Folie dans la famille
de William Saroyan

critiqué par MOPP, le 8 août 2005
( - 87 ans)


La note:  étoiles
Une envie de claquer des doigts...
Une envie de claquer des doigts, une envie de danser, de participer à la vie qui grouille autour de moi.

Cette envie provoquée par l'écriture de SAROYAN, le roi des textes courts, le roi de la prose souple, limpide, musicale, sans grands mots.

SAROYAN, le roi de la digression, écrit sans plan, sans projet, il se contente d'une anecdote pour entrer dans un monde parfois merveilleux : c'est le cas dans la courte nouvelle intitulée "Pique-nique". Au bord de la mer. Des enfants. Des parents. Un soleil dans les yeux. Un enfant s'attarde. S'éloigne du groupe. Marche. Laisse filer le sable fin entre ses doigts. La maman s'interroge. Le pourquoi de cette "fuite" ? Le papa ne trouve pas les mots. Pour expliquer le comportement du fils. Y a-t-il quelque chose à expliquer ?

Le sujets sont partout, il suffit d'être vivant.

L'auteur dira : "Je n'élabore pas une intrigue passionnelle. Je ne crée pas de personnages mémorables. Je n'ai pas un joli style." Cet Arménien écrit pour les gens ordinaires et c'est très bien, original (On ne peut pas demander à un Arménien d'être un Anglais)
Le roman des Saroyan 8 étoiles

Eric Neuhoff dans sa préface nous apprend que Saroyan fut longtemps un auteur-culte dont les livres n’étaient plus disponibles en français jusqu’à ce que Buchet Chastel les réédite.
Dix-huit récits courts souvent truculents qui pour la plupart nous dépeignent la famille Bashmanian, une famille d’Arméniens installés aux USA avec leur rites, leurs bizarreries, une attention constante portée aux enfants - qui m’ont fait penser à l'univers d'Isaac Bashevis Singer.
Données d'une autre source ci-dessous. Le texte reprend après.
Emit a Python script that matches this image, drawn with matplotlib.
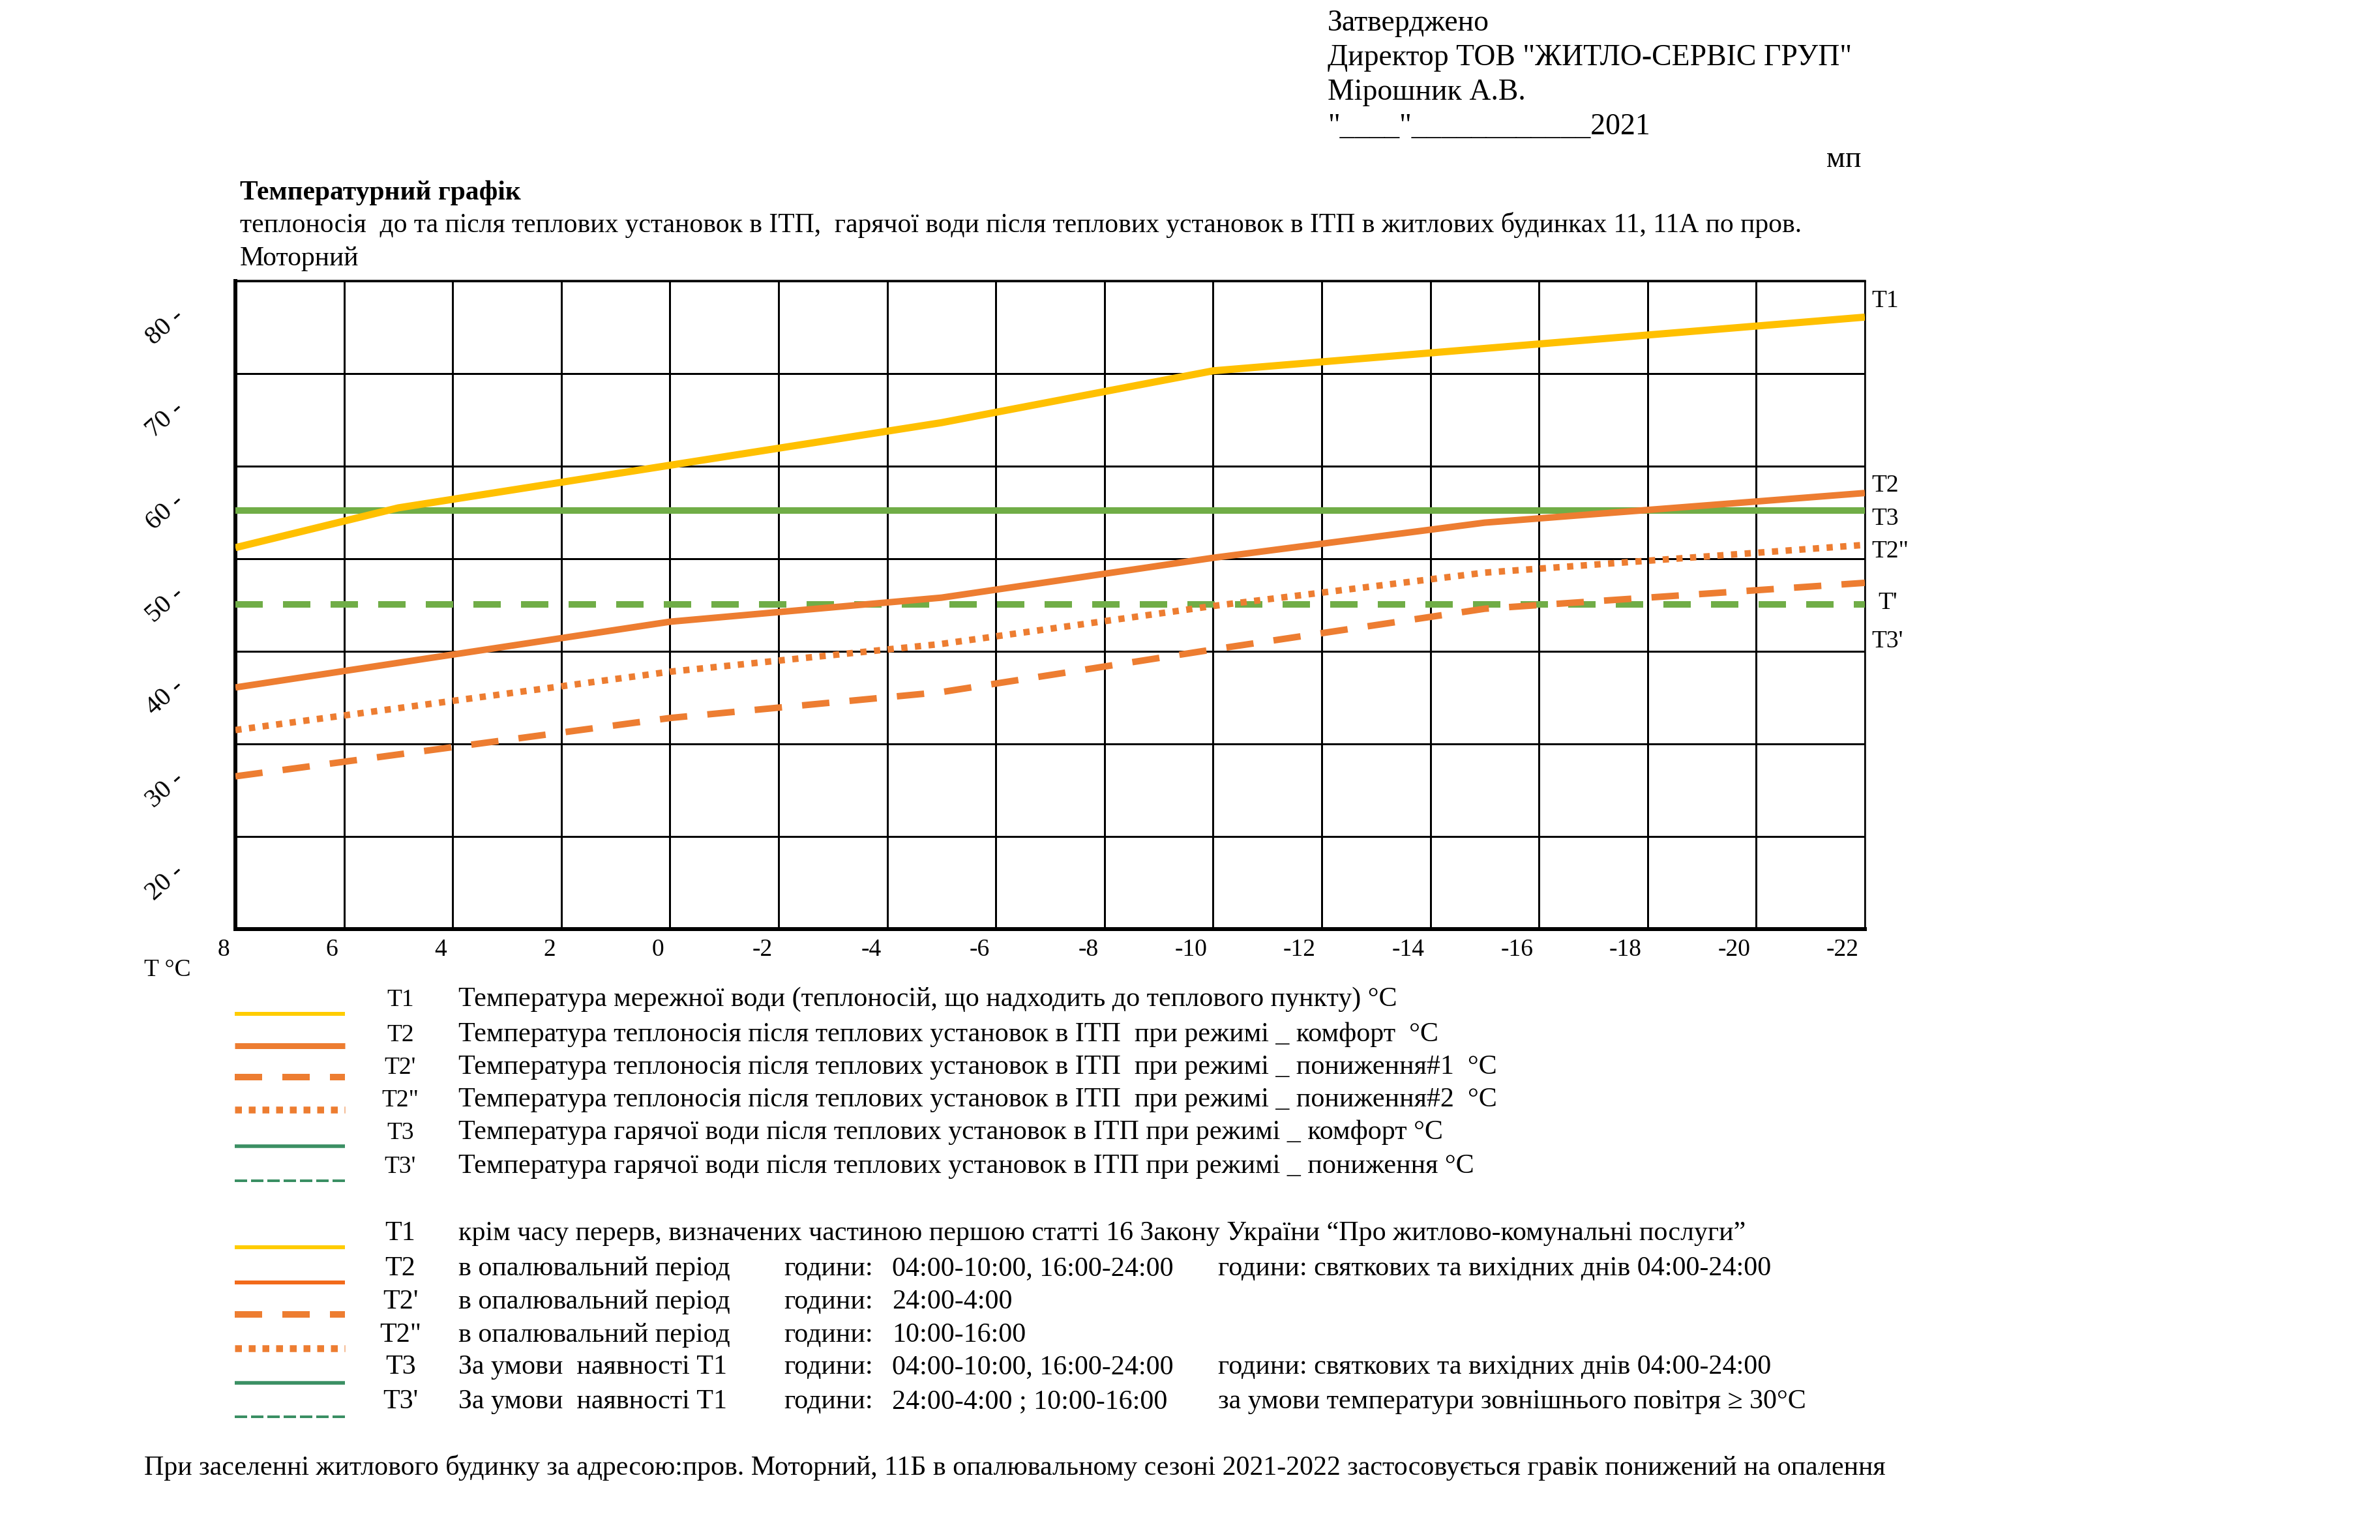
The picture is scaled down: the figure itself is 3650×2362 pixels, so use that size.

Ma nouvelle préférée fut « Sacré monde, dit le cycliste ». Un natif du village du narrateur aux Etats-Unis qui fait le tour du monde à vélo vient rendre une visite de courtoisie au narrateur qui vit à Paris le jour où sa femme le quitte à l’occasion de leur douzième anniversaire de mariage. Enervé, le narrateur ne peut recevoir comme il le devrait son hôte et s’attire les récriminations de ses filles qui assistent à ce mauvais accueil. Le narrateur ne veut pas annoncer la nouvelle à ses enfants et finit par les sortir en ville où au drugstore ils rencontrent l’homme pour lequel sa femme est censée l’avoir quitté...
Dans « Comment choisir une épouse », un vieil homme prodigue ses conseils à un homme sur le point de se marier, parmi lesquels celui-ci : « Choisis une fille parmi l’une ou l’autre des multiples familles du monde, ainsi, si elle se révèle être une étrangère, comme elle risque fort de l’être, au moins sera-t-il normal qu’elle soit une étrangère, et tu n’en seras jamais très étonné, ni ne te montreras incrédule, ou trop avide de faire d’elle autre chose qu’une étrangère. Va voir du côté des Norvégiennes »
Ou encore : « Si tu découvres que ce dont tu veux parler en présence de ton épouse n’est pas du tout ce dont tu parles, alors tu sais que la maladie t’a frappé. »
« Gaston » raconte sur le mode du dialogue entre un père et sa fillette venue en visite chez lui l’histoire d’un insecte qui vit dans le noyau d’une pêche. Le père, quand sa fille est partie, se retrouve comme la bête dans son assiette, exilé de son habitation, affreux, idiot, répugnant et ne servant à rien. C’est la nouvelle la plus directe et aussi la plus touchante du recueil.
Merci à Mopp pour cette suggestion de lecture.